In both art and cultural heritage disputes, mediation is the norm.

Art disputes

In an art dispute, the court will apply the preponderance of evidence standard.  The judicial function is not to find an absolute truth but merely a preponderant truth. Judges generally lack the connoisseurship to endorse an expert’s judgment by eye, i.e. judges must rule on questions of art authenticity by strongly relying upon expert evidence, without having the requisite skill and knowledge to evaluate and critically assess such evidence. Consequently, in a misattribution dispute, instead of rendering a judgment based upon the experts’ arguments substantiating a specific attribution,  a judge may decide that a specific expert is more eminent and established, and consequently that expert’s attribution will prevail.

In a breach of duty claim against an auction house, the diligence test applied by English courts is based upon a fiction – the reasonable auctioneer who uses adequate care in the execution of his duties and obligations. This has two drawbacks. The first is when no expert consensus existed at the time of a wrong attribution. The second, is the circularity and contingency of scholarship, exposing attributions to divergences amongst scholars and to continuous change.

Cultural Heritage Disputes

To the extent that geography is a military and political constraint, cultural heritage is a third dimension that is part of the equation in resolving a geo-political dispute. Critically, it allows for the application of fiduciary principles in the negotiation of a sustainable peace. These principles have a provenance that stretches back to antiquity.

In cultural heritage disputes there is a philosophical and legal nexus between the existence of ethical standards and norms of behaviour in relation to antiquities and cultural heritage (which includes landscape). Because formulating international ‘ethical’ duties of care and standards (i.e. framing and institutionalisation), that are capable of practical implementation, monitoring, and enforcement involves multi-lateral diplomacy, mediation  is an incubation tool in cultural heritage diplomacy.

Norms are linked to the existence of fiduciary duties.
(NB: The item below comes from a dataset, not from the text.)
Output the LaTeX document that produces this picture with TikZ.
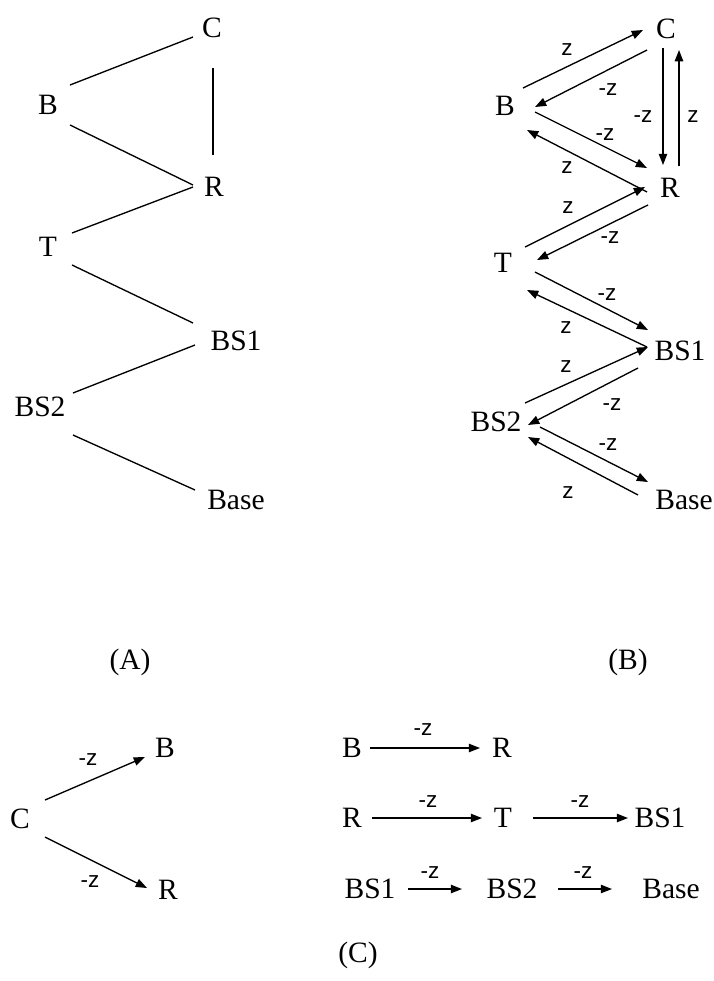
\documentclass[tikz,border=0pt]{standalone}
\usepackage{fontspec}
\setmainfont{Liberation Serif}
\setsansfont{Liberation Sans}
\usetikzlibrary{arrows.meta}

\begin{document}
\begin{tikzpicture}[x=0.025cm, y=-0.025cm,
  site/.style={inner sep=0pt, font=\fontsize{21}{23}\selectfont},
  zl/.style={inner sep=0pt, font=\sffamily\fontsize{16}{18}\selectfont},
  ln/.style={line width=0.95pt},
  arr/.style={line width=0.95pt, -{Triangle[length=8pt,width=6pt]}},
  panel/.style={font=\fontsize{21}{23}\selectfont}
]
  \useasboundingbox (0,0) rectangle (714,981);

  % (A) the stages
  \node[site] (aC) at (212,28) {C};
  \node[site] (aB) at (48,105) {B};
  \node[site] (aR) at (214,187) {R};
  \node[site] (aT) at (48,247) {T};
  \node[site] (aBS1) at (236,341) {BS1};
  \node[site] (aBS2) at (40,407) {BS2};
  \node[site] (aBase) at (236,500) {Base};
  \draw[ln] ([shift={(22,-20)}]aB.center) -- ([shift={(-19,9)}]aC.center);
  \draw[ln] ([shift={(1,40)}]aC.center) -- ([shift={(-1,-32)}]aR.center);
  \draw[ln] ([shift={(22,20)}]aB.center) -- ([shift={(-21,-2)}]aR.center);
  \draw[ln] ([shift={(24,-14)}]aT.center) -- ([shift={(-21,0)}]aR.center);
  \draw[ln] ([shift={(24,18)}]aT.center) -- ([shift={(-43,-18)}]aBS1.center);
  \draw[ln] ([shift={(33,-14)}]aBS2.center) -- ([shift={(-41,4)}]aBS1.center);
  \draw[ln] ([shift={(33,28)}]aBS2.center) -- ([shift={(-41,-10)}]aBase.center);
  \node[panel] (capA) at (130,662) {(A)};

  % (B) moves up and down
  \node[site] (bC) at (666,29) {C};
  \node[site] (bB) at (505,106) {B};
  \node[site] (bR) at (670,188) {R};
  \node[site] (bT) at (503,263) {T};
  \node[site] (bBS1) at (680,351) {BS1};
  \node[site] (bBS2) at (496,422) {BS2};
  \node[site] (bBase) at (684,500) {Base};
  \draw[arr] ([shift={(18,-18)}]bB.center) -- ([shift={(-23,1)}]bC.center) node[zl] at (567,50) {z};
  \draw[arr] ([shift={(-19,21)}]bC.center) -- ([shift={(30,1)}]bB.center) node[zl] at (608,90) {-z};
  \draw[arr] ([shift={(-3,19)}]bC.center) -- ([shift={(-7,-23)}]bR.center) node[zl] at (643,117) {-z};
  \draw[arr] ([shift={(9,-22)}]bR.center) -- ([shift={(13,21)}]bC.center) node[zl] at (693,117) {z};
  \draw[arr] ([shift={(30,6)}]bB.center) -- ([shift={(-23,-20)}]bR.center) node[zl] at (605,135) {-z};
  \draw[arr] ([shift={(-23,4)}]bR.center) -- ([shift={(22,24)}]bB.center) node[zl] at (567,168) {z};
  \draw[arr] ([shift={(22,-16)}]bT.center) -- ([shift={(-25,-1)}]bR.center) node[zl] at (568,208) {z};
  \draw[arr] ([shift={(-22,17)}]bR.center) -- ([shift={(34,-3)}]bT.center) node[zl] at (610,238) {-z};
  \draw[arr] ([shift={(32,9)}]bT.center) -- ([shift={(-32,-21)}]bBS1.center) node[zl] at (607,295) {-z};
  \draw[arr] ([shift={(-33,-4)}]bBS1.center) -- ([shift={(24,27)}]bT.center) node[zl] at (566,328) {z};
  \draw[arr] ([shift={(29,-19)}]bBS2.center) -- ([shift={(-32,-4)}]bBS1.center) node[zl] at (566,367) {z};
  \draw[arr] ([shift={(-42,17)}]bBS1.center) -- ([shift={(32,3)}]bBS2.center) node[zl] at (612,405) {-z};
  \draw[arr] ([shift={(44,5)}]bBS2.center) -- ([shift={(-36,-18)}]bBase.center) node[zl] at (608,445) {-z};
  \draw[arr] ([shift={(-46,-5)}]bBase.center) -- ([shift={(32,15)}]bBS2.center) node[zl] at (568,493) {z};
  \node[panel] (capB) at (628,662) {(B)};

  % (C) the -z moves only
  \node[site] (cC) at (20,819) {C};
  \node[site] (cB) at (165,748) {B};
  \node[site] (cR) at (168,890) {R};
  \draw[arr] ([shift={(25,-19)}]cC.center) -- ([shift={(-20,9)}]cB.center) node[zl] at (88,760) {-z};
  \draw[arr] ([shift={(25,18)}]cC.center) -- ([shift={(-21,-2)}]cR.center) node[zl] at (90,882) {-z};

  \node[site] (r1B) at (352,748) {B};
  \node[site] (r1R) at (502,748) {R};
  \draw[arr] ([shift={(18,0)}]r1B.center) -- ([shift={(-22,0)}]r1R.center) node[zl] at (423,730) {-z};

  \node[site] (r2R) at (352,818) {R};
  \node[site] (r2T) at (503,818) {T};
  \node[site] (r2BS1) at (660,818) {BS1};
  \draw[arr] ([shift={(20,0)}]r2R.center) -- ([shift={(-21,0)}]r2T.center) node[zl] at (428,802) {-z};
  \draw[arr] ([shift={(30,0)}]r2T.center) -- ([shift={(-32,0)}]r2BS1.center) node[zl] at (580,802) {-z};

  \node[site] (r3BS1) at (370,889) {BS1};
  \node[site] (r3BS2) at (512,889) {BS2};
  \node[site] (r3Base) at (671,889) {Base};
  \draw[arr] ([shift={(38,0)}]r3BS1.center) -- ([shift={(-50,0)}]r3BS2.center) node[zl] at (430,873) {-z};
  \draw[arr] ([shift={(46,0)}]r3BS2.center) -- ([shift={(-59,0)}]r3Base.center) node[zl] at (583,873) {-z};
  \node[panel] (capC) at (358,955) {(C)};
\end{tikzpicture}
\end{document}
This is an evolving question that is linked to the concept of global fiduciary governance in the form of treaty-making and multi-lateral co-operation.

My theory is that when art [‘A’] is of cultural significance, i.e. is recognised as being cultural property [‘CP’], it forms part of a recognised heritage. If then in either a narrow or a broad sense, it becomes part of civilization and a record of human evolution (i.e. part of the consciousness and collective memory of mankind), public duties do or should attach to possession. In particular, the possessor [‘P’] who owns A under private law that is also CP, is also a custodian of the object [‘CPO’]. In which case, fiduciary duties attach to possession, e.g. a duty to preserve and protect the cultural property [‘DP’] (including an underwater site). If P is a state, these duties extend to protecting the CP in the event of war. Therefore, DP is a quintessentially fiduciary duty.  The underlying premise is that every civilized society is a fiduciary of humanity, and so are their governments.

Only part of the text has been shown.